Vistió el percal selecto de la selección celeste del Maestro Tabárez. Jugó un Mundial, con todo lo que eso implica. Es recordada la vez que se durmió en la habitación del hotel y bajó tarde a desayunar en pleno auge del profesionalismo. A su compañero de cuarto se la cobrará de por vida. Otra de las veces de los aviones con la más linda camiseta, llegó al aeropuerto sin el traje con el que tenían que viajar. Mezcla rara de penúltimo linyera y la élite del fútbol criollo.
En el termo tiene un pegotín de Nacional. Esa otra página lo identificará para toda la vida. Aunque pueda hacerle goles con la camiseta de Liverpool, o con la de Danubio, donde volvió al grillerío de las canchas más folclóricas del país. Todavía le queda cuerda a la carcajada que se desata cuando convierte. Está vigente la picardía, ese segundo que se toma para encarar, esa forma fantasmal de aparecerse en el área y llenarse el buche de gol.
Está bastardeada la risa. Aunque pertenece a los inclaudicables diarios. Todavía hay que pedir permiso o perdón por la carcajada. Y hay para quienes supone un privilegio. Hay dolores que acompañan a quienes ríen por la vida. Hay tristezas y preguntas y está la inefable conversación con el rollo propio, el cercano. Hay alegrías que acompañan a quienes ríen por la vida. Así como hay alegrías que resuenan en quienes andan penando. Pero hay un valor impostergable en abrir la puerta y reír antes de decir hola.
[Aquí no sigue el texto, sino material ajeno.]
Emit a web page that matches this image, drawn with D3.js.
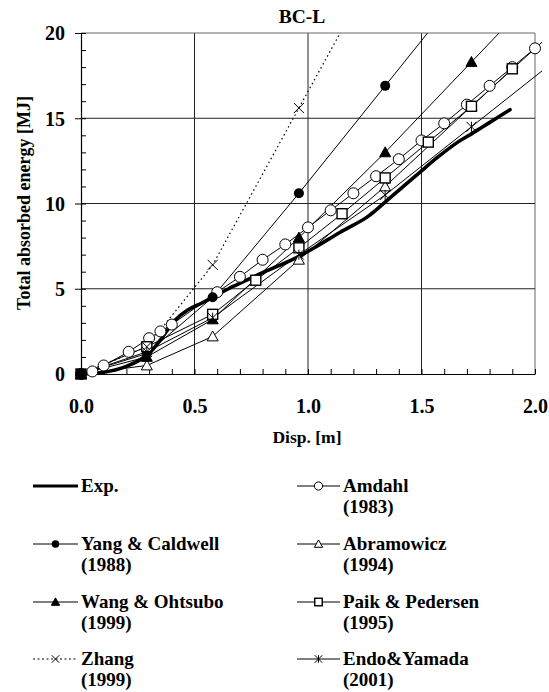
<!DOCTYPE html>
<html><head><meta charset="utf-8">
<script src="https://cdn.jsdelivr.net/npm/d3@7"></script>
<style>
body{margin:0;background:#fff}
text{font-family:"Liberation Serif","Times New Roman",serif;font-weight:bold;fill:#000}
</style>
</head><body>
<svg id="c" width="549" height="692"></svg>
<script>
// ---- data (displacement [m], energy [MJ]) ----
const expDisp   = [0,0.10,0.20,0.29,0.35,0.41,0.47,0.53,0.58,0.65,0.73,0.80,0.88,0.96,1.04,1.14,1.26,1.35,1.42,1.49,1.57,1.66,1.71,1.77,1.83,1.89];
const expEnergy = [0,0.10,0.45,1.10,2.00,3.10,3.75,4.15,4.50,5.00,5.50,5.95,6.40,6.90,7.50,8.30,9.20,10.2,11.0,11.8,12.7,13.6,14.0,14.5,15.0,15.5];

const amdahlDisp   = [0,0.05,0.10,0.21,0.30,0.35,0.40,0.60,0.70,0.80,0.90,1.00,1.10,1.20,1.30,1.40,1.50,1.60,1.70,1.80,1.90,2.00];
const amdahlEnergy = [0,0.15,0.50,1.30,2.10,2.50,2.90,4.80,5.70,6.70,7.60,8.60,9.60,10.6,11.6,12.6,13.7,14.7,15.8,16.9,18.0,19.1];

const yangDisp   = [0,0.29,0.58,0.96,1.34,1.72];
const yangEnergy = [0,1.20,4.50,10.6,16.9,23.2];

const abramDisp   = [0,0.29,0.58,0.96,1.34,1.72,2.10];
const abramEnergy = [0,0.50,2.20,6.70,11.0,15.7,20.3];

const wangDisp   = [0,0.29,0.58,0.96,1.34,1.72,2.10];
const wangEnergy = [0,1.00,3.20,8.00,13.0,18.3,23.6];

const paikDisp   = [0,0.29,0.58,0.77,0.96,1.15,1.34,1.53,1.72,1.90];
const paikEnergy = [0,1.60,3.50,5.50,7.40,9.40,11.5,13.6,15.7,17.9];

const zhangDisp   = [0,0.29,0.58,0.96,1.34];
const zhangEnergy = [0,1.60,6.40,15.6,24.8];

const endoDisp   = [0,0.29,0.58,0.96,1.34,1.72,2.10];
const endoEnergy = [0,1.30,3.30,7.00,10.5,14.5,18.5];

const xTickValues = [0,0.5,1.0,1.5,2.0];
const xTickLabels = ["0.0","0.5","1.0","1.5","2.0"];
const yTickValues = [0,5,10,15,20];
const yTickLabels = ["0","5","10","15","20"];

const seriesNames = ["Exp.","Amdahl","Yang & Caldwell","Abramowicz","Wang & Ohtsubo","Paik & Pedersen","Zhang","Endo&Yamada"];
const seriesYears = ["","(1983)","(1988)","(1994)","(1999)","(1995)","(1999)","(2001)"];

// ---- build ----
const zip = (a,b)=>a.map((v,i)=>[v,b[i]]);
const series = [
  {key:"exp",   pts:zip(expDisp,expEnergy),     marker:"none",   thick:true},
  {key:"amdahl",pts:zip(amdahlDisp,amdahlEnergy),marker:"ocircle"},
  {key:"yang",  pts:zip(yangDisp,yangEnergy),   marker:"fcircle"},
  {key:"abram", pts:zip(abramDisp,abramEnergy), marker:"otri"},
  {key:"wang",  pts:zip(wangDisp,wangEnergy),   marker:"ftri"},
  {key:"paik",  pts:zip(paikDisp,paikEnergy),   marker:"osquare"},
  {key:"zhang", pts:zip(zhangDisp,zhangEnergy), marker:"cross", dotted:true},
  {key:"endo",  pts:zip(endoDisp,endoEnergy),   marker:"star"}
];

const svg = d3.select("#c");
const L=81,R=535,T=33,B=374;
const x = d3.scaleLinear().domain([0,2]).range([L,R]);
const y = d3.scaleLinear().domain([0,20]).range([B,T]);

svg.append("defs").append("clipPath").attr("id","clip")
  .append("rect").attr("x",L-10).attr("y",T).attr("width",R-L+17).attr("height",B-T+10);

// grid
const grid = svg.append("g");
grid.selectAll(".gx").data(xTickValues.filter(v=>v>0)).enter().append("line")
  .attr("x1",d=>x(d)).attr("x2",d=>x(d)).attr("y1",T).attr("y2",B)
  .attr("stroke",d=>d===2?"#666":"#222").attr("stroke-width",1);
grid.selectAll(".gy").data(yTickValues.filter(v=>v>0)).enter().append("line")
  .attr("x1",L).attr("x2",R).attr("y1",d=>y(d)).attr("y2",d=>y(d))
  .attr("stroke",d=>d===20?"#666":"#222").attr("stroke-width",1);

// axes
const xAxisMinor = d3.axisTop(x).tickValues(d3.range(0,2.0001,0.1)).tickSize(5).tickFormat("");
const gxm = svg.append("g").attr("transform",`translate(0,${B})`).call(xAxisMinor);
gxm.select(".domain").remove();
const yAxisMinor = d3.axisRight(y).tickValues(d3.range(0,20.0001,1)).tickSize(5).tickFormat("");
const gym = svg.append("g").attr("transform",`translate(${L},0)`).call(yAxisMinor);
gym.select(".domain").remove();

const xAxis = d3.axisBottom(x).tickValues(xTickValues).tickSize(0).tickPadding(0)
  .tickFormat((d,i)=>xTickLabels[i]);
const gx = svg.append("g").attr("transform",`translate(0,${B})`).call(xAxis);
gx.select(".domain").attr("stroke","#000").attr("stroke-width",1.2);
gx.selectAll("text").attr("font-size",20).attr("dy",null).attr("y",39)
  .attr("font-family","Liberation Serif").attr("font-weight","bold");

const yAxis = d3.axisLeft(y).tickValues(yTickValues).tickSize(6).tickPadding(10)
  .tickFormat((d,i)=>yTickLabels[i]);
const gy = svg.append("g").attr("transform",`translate(${L},0)`).call(yAxis);
gy.select(".domain").attr("stroke","#000").attr("stroke-width",1.2);
gy.selectAll("text").attr("font-size",20).attr("dy","0.34em")
  .attr("font-family","Liberation Serif").attr("font-weight","bold");

// titles
svg.append("text").attr("x",302).attr("y",23).attr("text-anchor","middle").attr("font-size",19.5).text("BC-L");
svg.append("text").attr("x",307).attr("y",443).attr("text-anchor","middle").attr("font-size",17.5).text("Disp. [m]");
svg.append("text").attr("transform","translate(30,203) rotate(-90)").attr("text-anchor","middle").attr("font-size",18)
  .text("Total absorbed energy [MJ]");

// marker drawing
function drawMarker(g, type, cx, cy, s){
  s = s||1;
  if(type==="ocircle") g.append("circle").attr("cx",cx).attr("cy",cy).attr("r",5.5*s).attr("fill","#fff").attr("stroke","#000").attr("stroke-width",1);
  else if(type==="fcircle") g.append("circle").attr("cx",cx).attr("cy",cy).attr("r",5*s).attr("fill","#000");
  else if(type==="otri"||type==="ftri"){
    const h=5.5*s;
    g.append("path").attr("d",`M${cx},${cy-h}L${cx+h},${cy+h*0.8}L${cx-h},${cy+h*0.8}Z`)
      .attr("fill",type==="ftri"?"#000":"#fff").attr("stroke","#000").attr("stroke-width",1);
  }
  else if(type==="osquare"){
    const h=5*s;
    g.append("rect").attr("x",cx-h).attr("y",cy-h).attr("width",2*h).attr("height",2*h)
      .attr("fill","#fff").attr("stroke","#000").attr("stroke-width",1.4);
  }
  else if(type==="cross"){
    const h=5*s;
    g.append("path").attr("d",`M${cx-h},${cy-h}L${cx+h},${cy+h}M${cx-h},${cy+h}L${cx+h},${cy-h}`).attr("stroke","#000").attr("stroke-width",1);
  }
  else if(type==="star"){
    const h=5*s;
    g.append("path").attr("d",`M${cx-h},${cy-h}L${cx+h},${cy+h}M${cx-h},${cy+h}L${cx+h},${cy-h}M${cx},${cy-h}L${cx},${cy+h}`).attr("stroke","#000").attr("stroke-width",1);
  }
}

// lines
const plot = svg.append("g").attr("clip-path","url(#clip)");
const lineGen = d3.line().x(d=>x(d[0])).y(d=>y(d[1]));
const expLine = d3.line().x(d=>x(d[0])).y(d=>y(d[1])).curve(d3.curveCatmullRom);
series.filter(s=>!s.thick).forEach(s=>{
  plot.append("path").datum(s.pts).attr("d",lineGen).attr("fill","none").attr("stroke","#000")
    .attr("stroke-width",s.dotted?1.2:1).attr("stroke-dasharray",s.dotted?"1.5,3":null);
});
series.filter(s=>s.thick).forEach(s=>{
  plot.append("path").datum(s.pts).attr("d",expLine).attr("fill","none").attr("stroke","#000")
    .attr("stroke-width",3.6).attr("stroke-linecap","round");
});
// markers
const mk = svg.append("g");
series.forEach(s=>{
  if(s.marker==="none") return;
  s.pts.filter(p=>p[1]<=20 && p[0]<=2.0).forEach(p=>drawMarker(mk,s.marker,x(p[0]),y(p[1])));
});
// origin blob
mk.append("rect").attr("x",x(0)-5).attr("y",y(0)-5).attr("width",10).attr("height",10).attr("fill","#000");

// legend
const legendX = [33, 297];
const legendRowY = [486, 544, 602, 659];
const order = [[0,1],[2,3],[4,5],[6,7]];
const lg = svg.append("g");
order.forEach((pair,row)=>{
  pair.forEach((si,col)=>{
    const s = series[si];
    const lx = legendX[col], ly = legendRowY[row];
    const lw = col===0?45:43;
    lg.append("line").attr("x1",lx).attr("x2",lx+lw).attr("y1",ly).attr("y2",ly)
      .attr("stroke","#000").attr("stroke-width",s.thick?3:1).attr("stroke-dasharray",s.dotted?"2,2.5":null);
    if(s.marker!=="none") drawMarker(lg,s.marker,lx+lw/2,ly,0.75);
    const tx = lx+lw+3;
    lg.append("text").attr("x",tx).attr("y",ly+6).attr("font-size",19).text(seriesNames[si]);
    if(seriesYears[si]) lg.append("text").attr("x",tx).attr("y",ly+27).attr("font-size",19).text(seriesYears[si]);
  });
});
</script>
</body></html>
Así es Sebastián Fernández, el Seba, el Papelito: una antología de goles ilustres, hasta uno con la mano que es un homenaje al fútbol y encima en un clásico contra el tradicional rival, un corazón al sur en Banfield, otro en La Blanqueada, otro en Vallecas, o es acaso el mismo que late blanco bajo cualquier camiseta.